Pull out every line with the word "this".

# Start of Exercise data

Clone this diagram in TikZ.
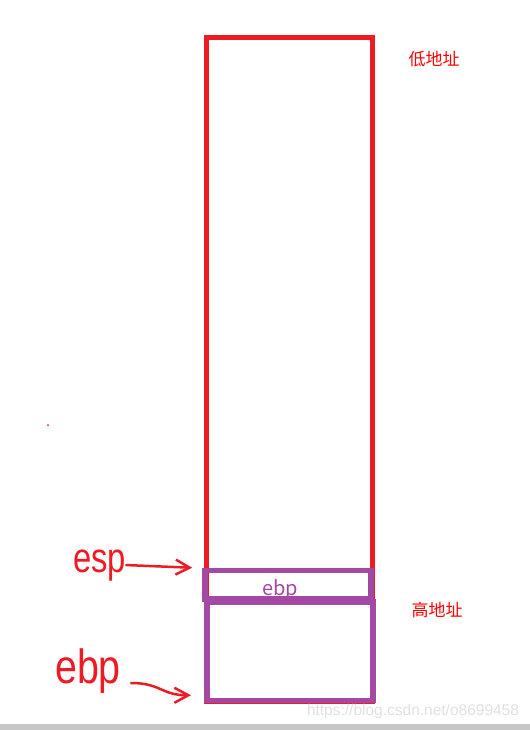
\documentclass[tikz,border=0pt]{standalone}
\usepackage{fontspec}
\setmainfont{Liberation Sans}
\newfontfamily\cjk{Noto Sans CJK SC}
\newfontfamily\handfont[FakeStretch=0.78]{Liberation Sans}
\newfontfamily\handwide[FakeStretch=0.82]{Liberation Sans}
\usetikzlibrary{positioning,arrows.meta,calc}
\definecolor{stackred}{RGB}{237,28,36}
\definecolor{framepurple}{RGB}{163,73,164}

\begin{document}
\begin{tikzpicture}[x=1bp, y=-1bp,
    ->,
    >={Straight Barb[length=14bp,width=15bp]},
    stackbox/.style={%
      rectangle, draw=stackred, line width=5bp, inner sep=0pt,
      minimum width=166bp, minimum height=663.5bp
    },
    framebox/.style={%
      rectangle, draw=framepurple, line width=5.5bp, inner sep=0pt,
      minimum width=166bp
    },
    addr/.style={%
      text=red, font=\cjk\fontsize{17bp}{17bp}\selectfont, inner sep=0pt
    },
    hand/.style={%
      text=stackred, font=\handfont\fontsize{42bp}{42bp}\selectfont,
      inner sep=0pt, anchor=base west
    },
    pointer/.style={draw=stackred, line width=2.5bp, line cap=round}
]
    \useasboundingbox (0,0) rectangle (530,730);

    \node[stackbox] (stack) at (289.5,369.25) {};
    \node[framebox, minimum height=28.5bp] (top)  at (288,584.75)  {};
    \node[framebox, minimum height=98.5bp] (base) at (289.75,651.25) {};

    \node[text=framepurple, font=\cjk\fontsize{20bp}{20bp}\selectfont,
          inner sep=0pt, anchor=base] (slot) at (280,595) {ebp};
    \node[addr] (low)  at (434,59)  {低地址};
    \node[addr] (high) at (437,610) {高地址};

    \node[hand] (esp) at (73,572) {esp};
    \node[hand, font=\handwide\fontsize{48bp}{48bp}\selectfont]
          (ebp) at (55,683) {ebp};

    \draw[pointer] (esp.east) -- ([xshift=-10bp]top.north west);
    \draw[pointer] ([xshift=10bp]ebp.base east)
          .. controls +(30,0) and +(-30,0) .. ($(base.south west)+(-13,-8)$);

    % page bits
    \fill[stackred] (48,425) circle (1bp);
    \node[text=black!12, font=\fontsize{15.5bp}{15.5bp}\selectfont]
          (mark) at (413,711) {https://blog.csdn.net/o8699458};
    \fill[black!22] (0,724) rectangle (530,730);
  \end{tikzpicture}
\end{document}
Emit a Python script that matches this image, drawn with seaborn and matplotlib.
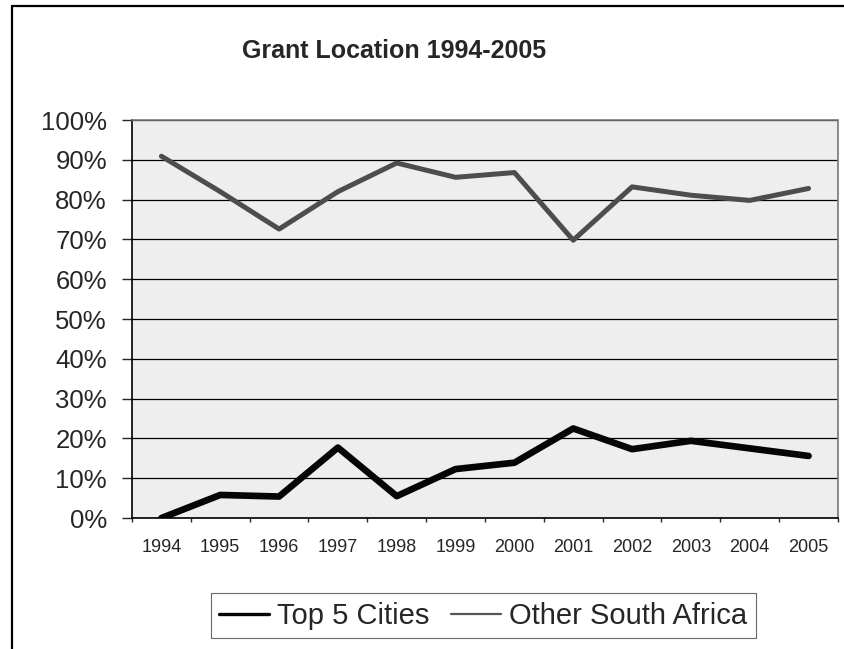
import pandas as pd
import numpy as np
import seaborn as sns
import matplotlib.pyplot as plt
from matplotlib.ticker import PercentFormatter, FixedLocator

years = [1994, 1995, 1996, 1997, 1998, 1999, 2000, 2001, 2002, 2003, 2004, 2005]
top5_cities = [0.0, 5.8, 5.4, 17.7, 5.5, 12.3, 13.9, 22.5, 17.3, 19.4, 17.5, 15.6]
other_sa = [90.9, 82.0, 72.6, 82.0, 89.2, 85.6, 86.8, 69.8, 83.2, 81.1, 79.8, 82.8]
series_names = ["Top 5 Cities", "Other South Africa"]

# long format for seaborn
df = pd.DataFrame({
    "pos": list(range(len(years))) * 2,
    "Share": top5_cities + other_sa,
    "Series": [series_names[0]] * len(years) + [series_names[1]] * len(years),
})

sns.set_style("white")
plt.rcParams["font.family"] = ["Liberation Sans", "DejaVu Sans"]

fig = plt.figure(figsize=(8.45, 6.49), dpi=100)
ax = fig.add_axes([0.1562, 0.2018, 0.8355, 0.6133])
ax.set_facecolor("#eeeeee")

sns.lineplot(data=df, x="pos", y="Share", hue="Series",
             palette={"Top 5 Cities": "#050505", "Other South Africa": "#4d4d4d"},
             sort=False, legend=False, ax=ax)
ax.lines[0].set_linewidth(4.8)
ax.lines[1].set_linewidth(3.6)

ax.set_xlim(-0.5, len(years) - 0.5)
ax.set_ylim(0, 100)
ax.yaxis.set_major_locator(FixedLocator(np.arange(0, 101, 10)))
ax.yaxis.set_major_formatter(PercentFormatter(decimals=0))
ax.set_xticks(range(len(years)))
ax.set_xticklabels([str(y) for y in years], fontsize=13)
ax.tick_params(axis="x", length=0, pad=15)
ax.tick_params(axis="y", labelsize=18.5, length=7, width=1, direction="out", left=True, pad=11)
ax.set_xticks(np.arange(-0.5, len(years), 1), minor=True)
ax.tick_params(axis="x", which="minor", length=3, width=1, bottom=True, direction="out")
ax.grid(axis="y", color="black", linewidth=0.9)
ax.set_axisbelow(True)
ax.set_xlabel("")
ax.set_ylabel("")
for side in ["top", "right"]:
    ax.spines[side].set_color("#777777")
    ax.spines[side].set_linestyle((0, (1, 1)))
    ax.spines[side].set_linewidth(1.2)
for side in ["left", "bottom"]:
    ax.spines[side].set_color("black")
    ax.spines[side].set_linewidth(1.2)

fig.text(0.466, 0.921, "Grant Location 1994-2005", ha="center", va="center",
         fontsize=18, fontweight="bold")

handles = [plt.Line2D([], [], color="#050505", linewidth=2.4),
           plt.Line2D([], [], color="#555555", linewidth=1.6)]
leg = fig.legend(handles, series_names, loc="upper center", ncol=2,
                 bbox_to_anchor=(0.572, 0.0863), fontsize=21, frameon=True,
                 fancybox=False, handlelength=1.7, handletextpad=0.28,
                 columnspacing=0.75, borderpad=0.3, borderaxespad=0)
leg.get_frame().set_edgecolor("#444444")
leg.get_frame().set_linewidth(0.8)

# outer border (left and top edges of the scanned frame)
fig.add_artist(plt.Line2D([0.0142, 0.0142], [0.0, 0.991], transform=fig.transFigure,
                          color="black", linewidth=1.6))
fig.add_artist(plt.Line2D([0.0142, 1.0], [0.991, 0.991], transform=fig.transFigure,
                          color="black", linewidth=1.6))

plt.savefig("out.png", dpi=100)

# End of Exercise data

▶ Result of the task
Clone this diagram in TikZ.
Emit a Python script that matches this image, drawn with seaborn and matplotlib.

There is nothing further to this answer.